EXERCISE DESCRIPTION: Emit the data below verbatim, stripping out any pictures.

----------------

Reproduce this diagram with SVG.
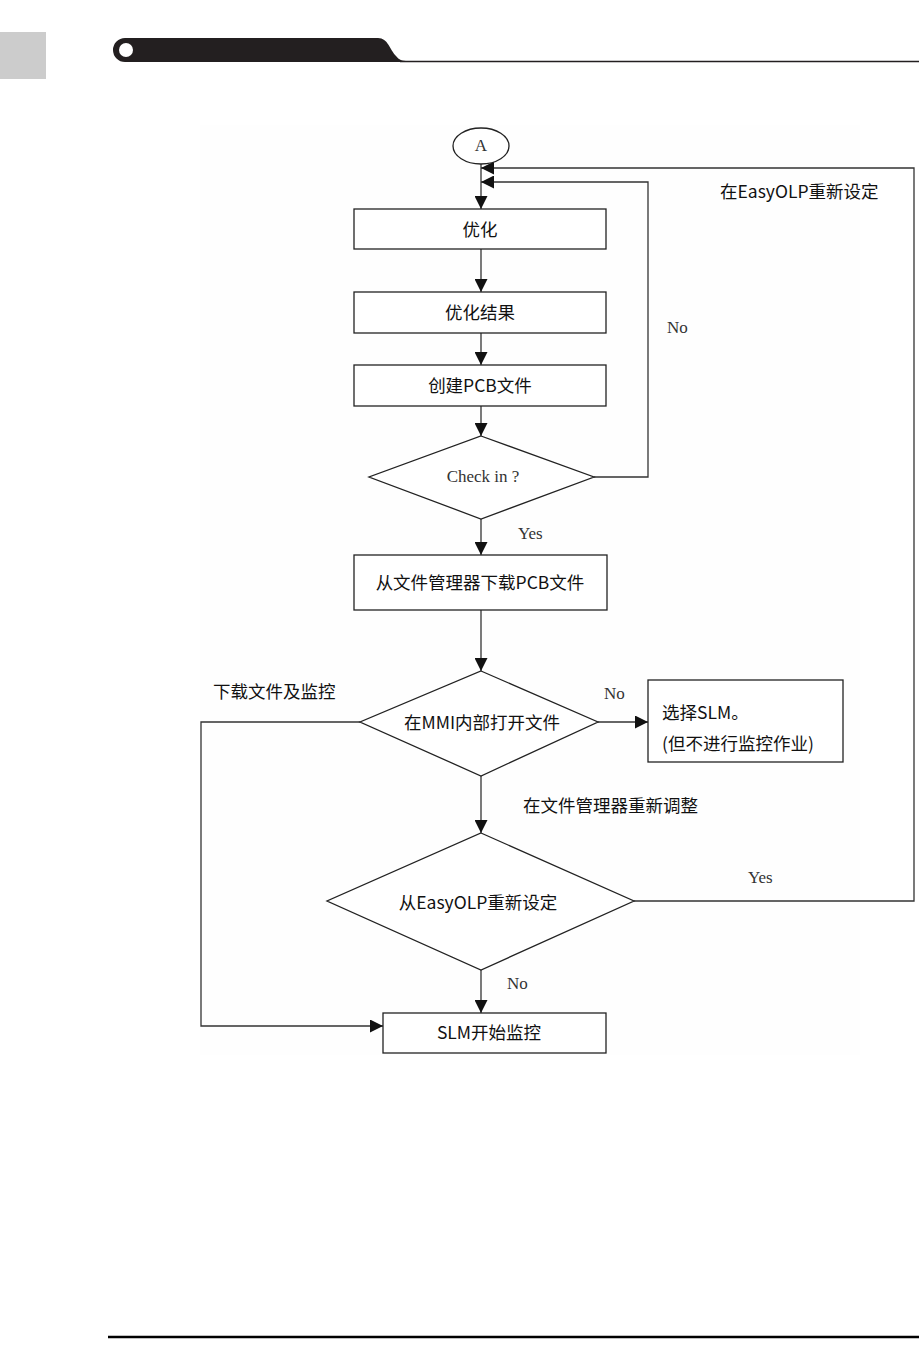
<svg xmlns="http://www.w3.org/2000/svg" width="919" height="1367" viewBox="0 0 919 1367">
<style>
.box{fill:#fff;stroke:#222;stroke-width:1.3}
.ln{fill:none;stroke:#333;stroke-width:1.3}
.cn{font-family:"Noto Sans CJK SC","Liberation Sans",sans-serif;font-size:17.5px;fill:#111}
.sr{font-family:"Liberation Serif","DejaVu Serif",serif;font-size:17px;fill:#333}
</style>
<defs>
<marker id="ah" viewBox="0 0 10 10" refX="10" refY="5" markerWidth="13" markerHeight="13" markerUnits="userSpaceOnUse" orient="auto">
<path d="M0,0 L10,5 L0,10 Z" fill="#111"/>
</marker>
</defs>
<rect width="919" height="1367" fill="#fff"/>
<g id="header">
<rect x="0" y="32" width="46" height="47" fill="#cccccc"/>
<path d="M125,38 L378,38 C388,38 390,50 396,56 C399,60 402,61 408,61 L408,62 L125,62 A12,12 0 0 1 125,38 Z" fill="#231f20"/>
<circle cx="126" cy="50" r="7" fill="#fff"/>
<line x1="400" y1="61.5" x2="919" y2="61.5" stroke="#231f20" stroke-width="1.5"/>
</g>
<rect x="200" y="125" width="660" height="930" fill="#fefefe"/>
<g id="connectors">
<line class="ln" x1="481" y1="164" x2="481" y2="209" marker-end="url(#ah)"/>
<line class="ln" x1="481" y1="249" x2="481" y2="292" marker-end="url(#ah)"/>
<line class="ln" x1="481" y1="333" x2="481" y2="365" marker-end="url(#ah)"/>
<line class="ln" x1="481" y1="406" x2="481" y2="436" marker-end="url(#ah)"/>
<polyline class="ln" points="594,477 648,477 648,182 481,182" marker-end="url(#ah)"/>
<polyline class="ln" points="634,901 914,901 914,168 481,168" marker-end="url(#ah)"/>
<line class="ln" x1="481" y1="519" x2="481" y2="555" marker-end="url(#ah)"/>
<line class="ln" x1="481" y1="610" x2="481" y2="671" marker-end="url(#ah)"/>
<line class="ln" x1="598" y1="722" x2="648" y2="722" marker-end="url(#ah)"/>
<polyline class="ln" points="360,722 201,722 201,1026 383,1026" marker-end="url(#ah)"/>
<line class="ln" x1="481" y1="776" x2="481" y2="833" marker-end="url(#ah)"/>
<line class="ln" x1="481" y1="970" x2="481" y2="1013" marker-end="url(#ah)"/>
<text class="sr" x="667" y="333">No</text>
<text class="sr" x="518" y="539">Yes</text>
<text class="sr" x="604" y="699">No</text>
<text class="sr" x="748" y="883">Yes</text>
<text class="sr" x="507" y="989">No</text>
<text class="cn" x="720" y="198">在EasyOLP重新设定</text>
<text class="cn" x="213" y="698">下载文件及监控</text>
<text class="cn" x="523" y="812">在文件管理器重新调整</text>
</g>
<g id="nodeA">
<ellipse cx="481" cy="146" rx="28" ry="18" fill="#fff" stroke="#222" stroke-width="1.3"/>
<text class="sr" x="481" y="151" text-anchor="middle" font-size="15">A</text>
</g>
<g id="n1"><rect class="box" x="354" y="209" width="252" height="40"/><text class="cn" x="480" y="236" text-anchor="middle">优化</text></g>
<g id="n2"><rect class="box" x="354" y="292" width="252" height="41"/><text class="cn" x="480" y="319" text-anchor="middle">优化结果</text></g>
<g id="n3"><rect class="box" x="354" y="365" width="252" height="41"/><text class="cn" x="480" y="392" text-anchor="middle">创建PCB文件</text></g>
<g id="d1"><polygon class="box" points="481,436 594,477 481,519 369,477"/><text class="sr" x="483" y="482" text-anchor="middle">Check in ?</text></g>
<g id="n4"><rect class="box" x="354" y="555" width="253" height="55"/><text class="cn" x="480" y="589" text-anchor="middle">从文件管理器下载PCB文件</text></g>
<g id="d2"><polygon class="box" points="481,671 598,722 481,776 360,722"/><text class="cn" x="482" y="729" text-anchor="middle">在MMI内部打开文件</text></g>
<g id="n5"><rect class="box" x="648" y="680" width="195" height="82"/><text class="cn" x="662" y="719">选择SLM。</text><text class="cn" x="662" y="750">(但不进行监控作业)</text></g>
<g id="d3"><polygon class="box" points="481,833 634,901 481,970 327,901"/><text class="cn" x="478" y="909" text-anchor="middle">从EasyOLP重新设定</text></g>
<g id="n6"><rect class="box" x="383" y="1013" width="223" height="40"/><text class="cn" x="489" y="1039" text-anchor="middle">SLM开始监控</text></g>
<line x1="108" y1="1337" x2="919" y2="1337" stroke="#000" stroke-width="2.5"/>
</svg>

----------------

THE COMPLETED TASK:
Reproduce this diagram with SVG.
<svg xmlns="http://www.w3.org/2000/svg" width="919" height="1367" viewBox="0 0 919 1367">
<style>
.box{fill:#fff;stroke:#222;stroke-width:1.3}
.ln{fill:none;stroke:#333;stroke-width:1.3}
.cn{font-family:"Noto Sans CJK SC","Liberation Sans",sans-serif;font-size:17.5px;fill:#111}
.sr{font-family:"Liberation Serif","DejaVu Serif",serif;font-size:17px;fill:#333}
</style>
<defs>
<marker id="ah" viewBox="0 0 10 10" refX="10" refY="5" markerWidth="13" markerHeight="13" markerUnits="userSpaceOnUse" orient="auto">
<path d="M0,0 L10,5 L0,10 Z" fill="#111"/>
</marker>
</defs>
<rect width="919" height="1367" fill="#fff"/>
<g id="header">
<rect x="0" y="32" width="46" height="47" fill="#cccccc"/>
<path d="M125,38 L378,38 C388,38 390,50 396,56 C399,60 402,61 408,61 L408,62 L125,62 A12,12 0 0 1 125,38 Z" fill="#231f20"/>
<circle cx="126" cy="50" r="7" fill="#fff"/>
<line x1="400" y1="61.5" x2="919" y2="61.5" stroke="#231f20" stroke-width="1.5"/>
</g>
<rect x="200" y="125" width="660" height="930" fill="#fefefe"/>
<g id="connectors">
<line class="ln" x1="481" y1="164" x2="481" y2="209" marker-end="url(#ah)"/>
<line class="ln" x1="481" y1="249" x2="481" y2="292" marker-end="url(#ah)"/>
<line class="ln" x1="481" y1="333" x2="481" y2="365" marker-end="url(#ah)"/>
<line class="ln" x1="481" y1="406" x2="481" y2="436" marker-end="url(#ah)"/>
<polyline class="ln" points="594,477 648,477 648,182 481,182" marker-end="url(#ah)"/>
<polyline class="ln" points="634,901 914,901 914,168 481,168" marker-end="url(#ah)"/>
<line class="ln" x1="481" y1="519" x2="481" y2="555" marker-end="url(#ah)"/>
<line class="ln" x1="481" y1="610" x2="481" y2="671" marker-end="url(#ah)"/>
<line class="ln" x1="598" y1="722" x2="648" y2="722" marker-end="url(#ah)"/>
<polyline class="ln" points="360,722 201,722 201,1026 383,1026" marker-end="url(#ah)"/>
<line class="ln" x1="481" y1="776" x2="481" y2="833" marker-end="url(#ah)"/>
<line class="ln" x1="481" y1="970" x2="481" y2="1013" marker-end="url(#ah)"/>
<text class="sr" x="667" y="333">No</text>
<text class="sr" x="518" y="539">Yes</text>
<text class="sr" x="604" y="699">No</text>
<text class="sr" x="748" y="883">Yes</text>
<text class="sr" x="507" y="989">No</text>
<text class="cn" x="720" y="198">在EasyOLP重新设定</text>
<text class="cn" x="213" y="698">下载文件及监控</text>
<text class="cn" x="523" y="812">在文件管理器重新调整</text>
</g>
<g id="nodeA">
<ellipse cx="481" cy="146" rx="28" ry="18" fill="#fff" stroke="#222" stroke-width="1.3"/>
<text class="sr" x="481" y="151" text-anchor="middle" font-size="15">A</text>
</g>
<g id="n1"><rect class="box" x="354" y="209" width="252" height="40"/><text class="cn" x="480" y="236" text-anchor="middle">优化</text></g>
<g id="n2"><rect class="box" x="354" y="292" width="252" height="41"/><text class="cn" x="480" y="319" text-anchor="middle">优化结果</text></g>
<g id="n3"><rect class="box" x="354" y="365" width="252" height="41"/><text class="cn" x="480" y="392" text-anchor="middle">创建PCB文件</text></g>
<g id="d1"><polygon class="box" points="481,436 594,477 481,519 369,477"/><text class="sr" x="483" y="482" text-anchor="middle">Check in ?</text></g>
<g id="n4"><rect class="box" x="354" y="555" width="253" height="55"/><text class="cn" x="480" y="589" text-anchor="middle">从文件管理器下载PCB文件</text></g>
<g id="d2"><polygon class="box" points="481,671 598,722 481,776 360,722"/><text class="cn" x="482" y="729" text-anchor="middle">在MMI内部打开文件</text></g>
<g id="n5"><rect class="box" x="648" y="680" width="195" height="82"/><text class="cn" x="662" y="719">选择SLM。</text><text class="cn" x="662" y="750">(但不进行监控作业)</text></g>
<g id="d3"><polygon class="box" points="481,833 634,901 481,970 327,901"/><text class="cn" x="478" y="909" text-anchor="middle">从EasyOLP重新设定</text></g>
<g id="n6"><rect class="box" x="383" y="1013" width="223" height="40"/><text class="cn" x="489" y="1039" text-anchor="middle">SLM开始监控</text></g>
<line x1="108" y1="1337" x2="919" y2="1337" stroke="#000" stroke-width="2.5"/>
</svg>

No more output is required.